**Description of the task**
Take the lines from the top down to and including the one with "plt.rcParams['font.family'] = ['Lato', 'DejaVu" and repeat them exactly. Omit images.

**Collected data**

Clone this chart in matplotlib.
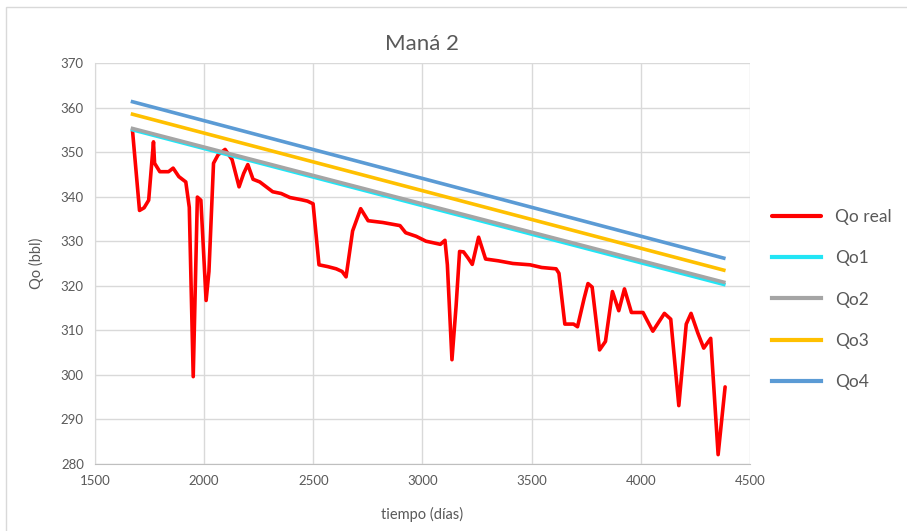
import numpy as np
import matplotlib.pyplot as plt
from matplotlib.patches import Rectangle

plt.rcParams['font.family'] = ['Lato', 'DejaVu Sans']

# Qo real
t_real = [1672, 1704, 1725, 1746, 1768, 1773, 1797, 1837, 1858, 1884, 1916, 1932,
          1950, 1969, 1985, 2009, 2022, 2043, 2064, 2096, 2128, 2160, 2181, 2200,
          2224, 2255, 2314, 2353, 2393, 2446, 2473, 2499, 2526, 2566, 2605, 2632,
          2650, 2680, 2717, 2751, 2818, 2897, 2923, 2971, 3016, 3082, 3103, 3114,
          3135, 3154, 3170, 3188, 3209, 3228, 3257, 3289, 3347, 3414, 3493, 3546,
          3612, 3625, 3652, 3692, 3710, 3740, 3758, 3777, 3811, 3838, 3870, 3899,
          3925, 3957, 4010, 4055, 4108, 4137, 4174, 4208, 4230, 4261, 4288, 4320,
          4354, 4386]
qo_real = [354.8, 336.9, 337.5, 339.2, 352.3, 347.5, 345.6, 345.6, 346.4, 344.5, 343.3, 337.6,
           299.6, 339.9, 339.2, 316.7, 323.2, 347.5, 349.4, 350.6, 348.3, 342.2, 345.2, 347.2,
           343.9, 343.3, 341.1, 340.7, 339.8, 339.3, 339.0, 338.4, 324.7, 324.3, 323.8, 323.2,
           322.0, 332.3, 337.3, 334.6, 334.2, 333.5, 331.9, 331.1, 330.0, 329.3, 330.2, 324.7,
           303.4, 315.5, 327.7, 327.6, 326.2, 324.8, 330.9, 326.0, 325.6, 325.0, 324.7, 324.1,
           323.8, 322.8, 311.4, 311.4, 310.8, 317.1, 320.5, 319.7, 305.6, 307.5, 318.7, 314.4,
           319.3, 314.0, 314.0, 309.8, 313.8, 312.5, 293.1, 311.4, 313.8, 309.4, 306.0, 308.2,
           282.1, 297.3]

# model lines (start / end)
t_model = [1672, 4380]
qo1 = [355.0, 320.3]
qo2 = [355.3, 320.8]
qo3 = [358.5, 323.5]
qo4 = [361.3, 326.2]

fig = plt.figure(figsize=(9.07, 5.31), dpi=100)
ax = fig.add_axes([0.1047, 0.1262, 0.7222, 0.7552])

ax.plot(t_real, qo_real, color='#ff0000', lw=2.6, label='Qo real',
        solid_joinstyle='round', solid_capstyle='round')
ax.plot(t_model, qo1, color='#22e5f5', lw=2.6, label='Qo1')
ax.plot(t_model, qo2, color='#a5a5a5', lw=2.6, label='Qo2')
ax.plot(t_model, qo3, color='#ffc000', lw=2.6, label='Qo3')
ax.plot(t_model, qo4, color='#5b9bd5', lw=2.6, label='Qo4')

ax.set_xlim(1500, 4500)
ax.set_ylim(280, 370)
ax.set_xticks(range(1500, 4501, 500))
ax.set_yticks(range(280, 371, 10))
ax.grid(True, color='#d9d9d9', lw=1)
ax.set_axisbelow(True)
for s in ax.spines.values():
    s.set_visible(False)
ax.spines['left'].set_visible(True)
ax.spines['bottom'].set_visible(True)
ax.spines['left'].set_color('#d9d9d9')
ax.spines['bottom'].set_color('#bfbfbf')
ax.tick_params(length=0, labelsize=9.5, colors='#595959', pad=8)

ax.set_title('Maná 2', fontsize=16, color='#595959', pad=9)
ax.set_xlabel('tiempo (días)', fontsize=10.5, color='#595959', labelpad=14)
ax.set_ylabel('Qo (bbl)', fontsize=10.5, color='#595959', labelpad=12)

leg = ax.legend(loc='center left', bbox_to_anchor=(1.01, 0.41), frameon=False,
                fontsize=12.5, handlelength=2.8, labelspacing=1.45, labelcolor='#595959')
for h in leg.get_lines():
    h.set_linewidth(3)

fig.patches.append(Rectangle((0.007, -0.01), 1.1, 0.997, transform=fig.transFigure,
                             fill=False, edgecolor='#d9d9d9', lw=1))

fig.savefig('out.png', dpi=100)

**Reply**
Clone this chart in matplotlib.
import numpy as np
import matplotlib.pyplot as plt
from matplotlib.patches import Rectangle

plt.rcParams['font.family'] = ['Lato', 'DejaVu Sans']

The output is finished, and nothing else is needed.